A toolkit for making real world machine learning and data analysis applications in C++

http://dlib.net

Boost Software License 1.0

13.42k stars 3.37k forks source link

3D convolution and pooling #989

Open jackyko1991 opened 6 years ago

jackyko1991 commented 6 years ago

I am currently looking for CNN training tools for windows with c++. dlib seems to be a good choice as the example clearly illustrate how ResNet is implemented.

However, I am looking for applications for 3D image segmentation which requires 3D pooling and convolution (somehow it is called 4D convolution in this link

This function is supported in caffe2, tensorflow and pytorch. Any plan to implement for a higher dimension CNN operations?

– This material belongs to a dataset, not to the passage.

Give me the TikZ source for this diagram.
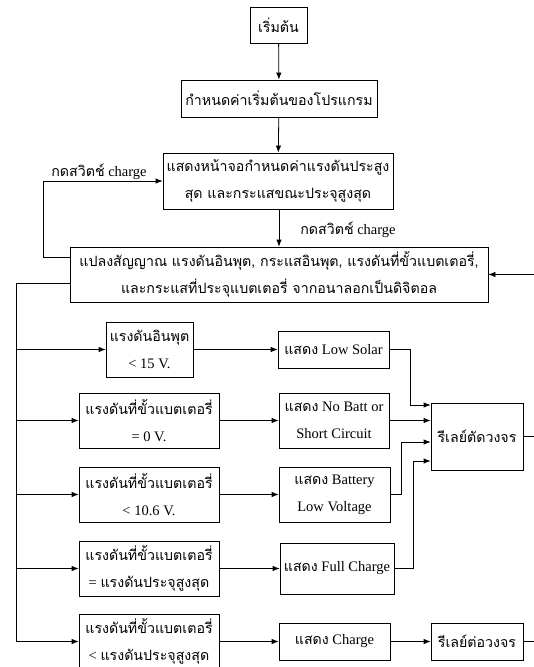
\documentclass[tikz,border=0pt]{standalone}
\usepackage{fontspec}
\setmainfont{Liberation Serif}
\newfontfamily\thai[Script=Thai]{Loma}
\usetikzlibrary{arrows.meta}
\newcommand{\tht}[1]{{\thai\fontsize{14.2}{27}\selectfont #1}}
\tikzset{
  box/.style={draw, line width=0.8pt, inner sep=0pt, align=center,
    font=\fontsize{14.5}{27}\selectfont},
  lbl/.style={inner sep=0pt, font=\fontsize{14.5}{27}\selectfont},
  arr/.style={line width=0.8pt, -{Latex[length=7pt,width=5.5pt]}},
  ln/.style={line width=0.8pt}
}
\begin{document}
\begin{tikzpicture}[x=1pt,y=-1pt]
\useasboundingbox (0,0) rectangle (534,667);
% nodes
\node[box, minimum width=57, minimum height=36] (start) at (278.5,25) {\tht{เริ่มต้น}};
\node[box, minimum width=196, minimum height=37] (init) at (279,98.5) {\tht{กำหนดค่าเริ่มต้นของโปรแกรม}};
\node[box, minimum width=230, minimum height=56] (disp) at (278,181) {\tht{แสดงหน้าจอกำหนดค่าแรงดันประสูง}\\\tht{สุด และกระแสขณะประจุสูงสุด}};
\node[box, minimum width=418, minimum height=55] (conv) at (279,274.5) {\tht{แปลงสัญญาณ แรงดันอินพุต, กระแสอินพุต, แรงดันที่ขั้วแบตเตอรี่,}\\\tht{และกระแสที่ประจุแบตเตอรี่ จากอนาลอกเป็นดิจิตอล}};
\node[lbl] (lab1) at (99,172) {\tht{กดสวิตช์} charge};
\node[lbl] (lab2) at (348,230) {\tht{กดสวิตช์} charge};

\node[box, minimum width=87, minimum height=55] (c1) at (149.5,349.5) {\tht{แรงดันอินพุต}\\< 15 V.};
\node[box, minimum width=140, minimum height=55] (c2) at (149,420.5) {\tht{แรงดันที่ขั้วแบตเตอรี่}\\= 0 V.};
\node[box, minimum width=140, minimum height=55] (c3) at (149,494.5) {\tht{แรงดันที่ขั้วแบตเตอรี่}\\< 10.6 V.};
\node[box, minimum width=140, minimum height=55] (c4) at (149,568.5) {\tht{แรงดันที่ขั้วแบตเตอรี่}\\= \tht{แรงดันประจุสูงสุด}};
\node[box, minimum width=140, minimum height=55] (c5) at (149,641.5) {\tht{แรงดันที่ขั้วแบตเตอรี่}\\< \tht{แรงดันประจุสูงสุด}};

\node[box, minimum width=111, minimum height=37] (d1) at (333.5,349.5) {\tht{แสดง} Low Solar};
\node[box, minimum width=110, minimum height=55] (d2) at (334,420.5) {\tht{แสดง} No Batt or\\Short Circuit};
\node[box, minimum width=111, minimum height=55] (d3) at (334.5,494.5) {\tht{แสดง} Battery\\Low Voltage};
\node[box, minimum width=114, minimum height=51] (d4) at (337,568.5) {\tht{แสดง} Full Charge};
\node[box, minimum width=111, minimum height=37] (d5) at (334.5,641.5) {\tht{แสดง} Charge};

\node[box, minimum width=92, minimum height=67] (r1) at (477,436.5) {\tht{รีเลย์ตัดวงจร}};
\node[box, minimum width=92, minimum height=37] (r2) at (477,641.5) {\tht{รีเลย์ต่อวงจร}};

% helper coordinates
\coordinate (l1) at (43,257);
\coordinate (b0) at (16,283);
\coordinate (k1) at (410,405);
\coordinate (k3) at (401,442);
\coordinate (k4) at (413,461);
\coordinate (rt) at (541,274.5);

% connectors
\draw[arr] (start) -- (init);
\draw[arr] (init) -- (disp);
\draw[arr] (disp.south -| conv.north) -- (conv.north);
\draw[arr] (l1 -| conv.west) -- (l1) |- (disp.west);
\draw[ln] (b0 -| conv.west) -- (b0) -- (b0 |- c5.west);
\foreach \n in {c1,c2,c3,c4,c5}{
  \draw[arr] (b0 |- \n.west) -- (\n.west);
}
\draw[arr] (c1.east) -- (c1.east -| d1.west);
\draw[arr] (c2.east) -- (c2.east -| d2.west);
\draw[arr] (c3.east) -- (c3.east -| d3.west);
\draw[arr] (c4.east) -- (c4.east -| d4.west);
\draw[arr] (c5.east) -- (c5.east -| d5.west);
\draw[arr] (d1.east) -| (k1) -- (k1 -| r1.west);
\draw[arr] (d2.east) -- (d2.east -| r1.west);
\draw[arr] (d3.east) -| (k3) -- (k3 -| r1.west);
\draw[arr] (d4.east) -| (k4) -- (k4 -| r1.west);
\draw[arr] (d5.east) -- (d5.east -| r2.west);
\draw[arr] (r1.east) -| (rt) -- (conv.east);
\draw[ln] (r2.east) -| (rt);
\end{tikzpicture}
\end{document}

davisking commented 6 years ago

It's on my todo list. It's a low priority for me though.

sarthakpati commented 5 years ago

Hey @davisking, any update on this particular issue? Thanks.

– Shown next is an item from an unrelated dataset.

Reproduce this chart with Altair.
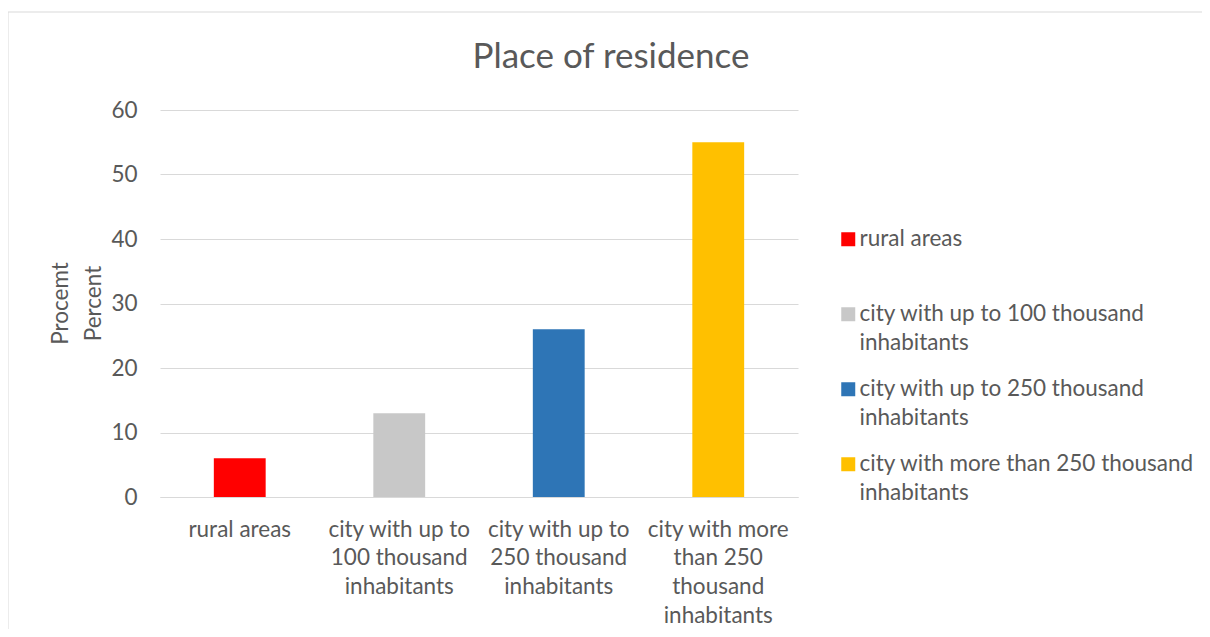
import json
import altair as alt
import pandas as pd

categories = [
    "rural areas",
    "city with up to 100 thousand inhabitants",
    "city with up to 250 thousand inhabitants",
    "city with more than 250 thousand inhabitants",
]
values = [6, 13, 26, 55]
colors = ["#FF0000", "#C8C8C8", "#2E75B6", "#FFC000"]
axis_label_lines = [
    ["rural areas"],
    ["city with up to", "100 thousand", "inhabitants"],
    ["city with up to", "250 thousand", "inhabitants"],
    ["city with more", "than 250", "thousand", "inhabitants"],
]
legend_label_lines = [
    ["rural areas"],
    ["city with up to 100 thousand", "inhabitants"],
    ["city with up to 250 thousand", "inhabitants"],
    ["city with more than 250 thousand", "inhabitants"],
]
y_ticks = [0, 10, 20, 30, 40, 50, 60]
title_text = "Place of residence"
y_title = ["Procemt", "Percent"]

FONT = "Lato"
FS = 22.5
TXT = "#595959"
GRID = "#D9D9D9"


def label_expr(cats, lines):
    expr = "datum.label"
    for c, l in reversed(list(zip(cats, lines))):
        expr = f"datum.label == {json.dumps(c)} ? {json.dumps(l)} : ({expr})"
    return expr


df = pd.DataFrame({"category": categories, "value": values})

frame = alt.Chart(pd.DataFrame({"d": [0]})).mark_rect(
    fillOpacity=0, stroke=GRID, strokeWidth=1
).encode(
    x=alt.value(-152), x2=alt.value(1300), y=alt.value(-98), y2=alt.value(700)
)

title = alt.Chart(pd.DataFrame({"t": [title_text]})).mark_text(
    font=FONT, fontSize=35, color=TXT, align="center", baseline="alphabetic"
).encode(text="t:N", x=alt.value(451), y=alt.value(-42))

bars = alt.Chart(df).mark_bar().encode(
    x=alt.X(
        "category:N",
        sort=categories,
        scale=alt.Scale(domain=categories, paddingInner=0.675, paddingOuter=0.3375),
        axis=alt.Axis(
            title=None,
            labelAngle=0,
            labelExpr=label_expr(categories, axis_label_lines),
            labelFont=FONT,
            labelFontSize=FS,
            labelColor=TXT,
            labelLineHeight=28.7,
            labelPadding=21,
            labelLimit=300,
            ticks=False,
            domain=True,
            domainColor=GRID,
            domainWidth=1,
            grid=False,
        ),
    ),
    y=alt.Y(
        "value:Q",
        scale=alt.Scale(domain=[0, 60], nice=False),
        axis=alt.Axis(
            title=y_title,
            values=y_ticks,
            labelFont=FONT,
            labelFontSize=FS,
            labelColor=TXT,
            labelPadding=23,
            ticks=False,
            domain=False,
            gridColor=GRID,
            gridWidth=1,
            titleFont=FONT,
            titleFontSize=FS,
            titleFontWeight="normal",
            titleColor=TXT,
            titleLineHeight=33,
            titleAngle=270,
            titleAlign="center",
            titleBaseline="alphabetic",
            titleX=-93,
            titleY=193,
        ),
    ),
    color=alt.Color(
        "category:N",
        scale=alt.Scale(domain=categories, range=colors),
        legend=alt.Legend(
            title=None,
            orient="none",
            legendX=677,
            legendY=118,
            padding=0,
            gridAlign="all",
            symbolType="square",
            symbolSize=196,
            symbolStrokeWidth=0,
            labelFont=FONT,
            labelFontSize=FS,
            labelColor=TXT,
            labelOffset=0,
            labelLimit=500,
            rowPadding=23,
            labelExpr=label_expr(categories, legend_label_lines),
        ),
    ),
)

chart = (
    alt.layer(frame, title, bars)
    .properties(
        width=638,
        height=387,
        autosize=alt.AutoSizeParams(type="none"),
        padding={"left": 152, "top": 102, "right": 404, "bottom": 132},
    )
    .configure(
        style={"guide-label": alt.MarkConfig(lineHeight=28.5)},
        view=alt.ViewConfig(stroke=None),
    )
)

chart.save("out.html", embed_options={"renderer": "svg", "actions": False})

davisking commented 5 years ago

It's still on my todo list. However, it's not very hard to do, so anyone else could submit a PR ;)

thinkgamesdeveloper commented 3 years ago

Hey @davisking, any update on this particular issue? MayBe i can do a PR, could you please give me a roadmap to achieving it? Thanks.

davisking commented 3 years ago

I'm not going to work on this any time soon.

kSkip commented 1 week ago

@davisking I'm working on adding this to my project. It appears to be simple enough to modify (or create another) tt::tensor_conv and add a con3d_ layer for 3D filters. Unfortunately, 4D filters (which are required for RGB sequences) require 5D tensors as both input and the filter stack.

Are you open to expanding the dimensions of the tensor class to 5, given it maintains a consistent interface and behavior for the existing usages?

davisking commented 1 week ago

Changing the tensor class to have 5 dimensions is a huge change to everything. You should be able to do this without doing that though by just flattening everything along the k dimension and making the 3D conv code smart about doing the right thing. Then no sweeping architectural changes are needed to the rest of the code in dlib.